Boeing Co. may be poised to win the first order by a lessor for its 737 MAX jet as Steven Udvar-Hazy’s Air Lease Corp. considers whether to buy as many as 100 of the new single-aisle planes.

Performance guarantees and “economic parameters” are still under discussion, Udvar-Hazy, Air Lease’s founder and chief executive officer, said in an interview in Beijing at the annual meeting of the International Air Transport Association. Air Lease is studying a deal for 60 to 100 jets, he said.

Signing up a lessor would broaden the customer base for the MAX, the latest version of the top-selling 737. Boeing’s three confirmed orders for the plane, which features upgraded, more-efficient engines, are all from airlines, according to the Chicago-based planemaker’s website.

“What we’re seeing is most demand coming from airlines is for replacing their less-efficient, less-economical aircraft,” Udvar-Hazy said. “It’s not so much for growth.”

Udvar-Hazy, 66, earned a reputation as the godfather of jet leasing by founding International Lease Finance Corp. in 1973 and building it into the industry’s largest company before selling it to American International Group Inc. He left ILFC in 2010 and started Los Angeles-based Air Lease the same year.
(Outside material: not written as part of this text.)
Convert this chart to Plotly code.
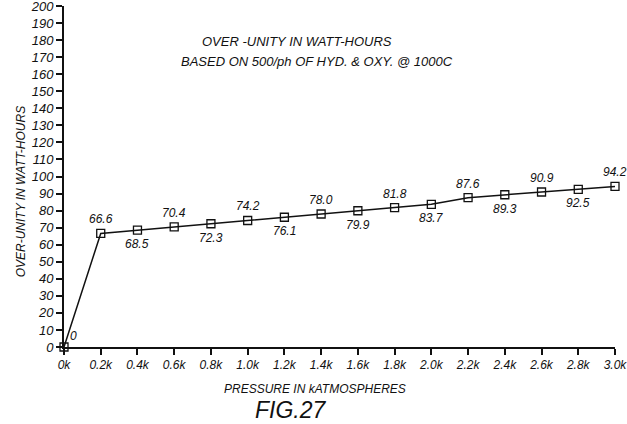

Air Lease signed a firm order this month for 36 Airbus SAS A320Neos, the plane that competes with the MAX. A MAX order would provide Udvar-Hazy with the two jets that will be most widely introduced into fleets from 2015.

Udvar-Hazy didn’t say whether a decision on the MAX would come as soon as the air show next month in Farnborough, England, a venue often used to showcase orders. The A320Neos are scheduled to start coming off assembly lines in late 2015, while the first 737 MAX planes will be available starting in 2017.

The Boeing and Airbus models are roughly comparable, Udvar-Hazy said.

“Our best estimate on the 737 MAX is about a 12 to 13 percent improvement in unit-cost economics versus the 737-800,” he said. “And the Neo is looking to be 14 to 15 percent better on the A320 and A321. So they’ll be quite close in terms of net results.”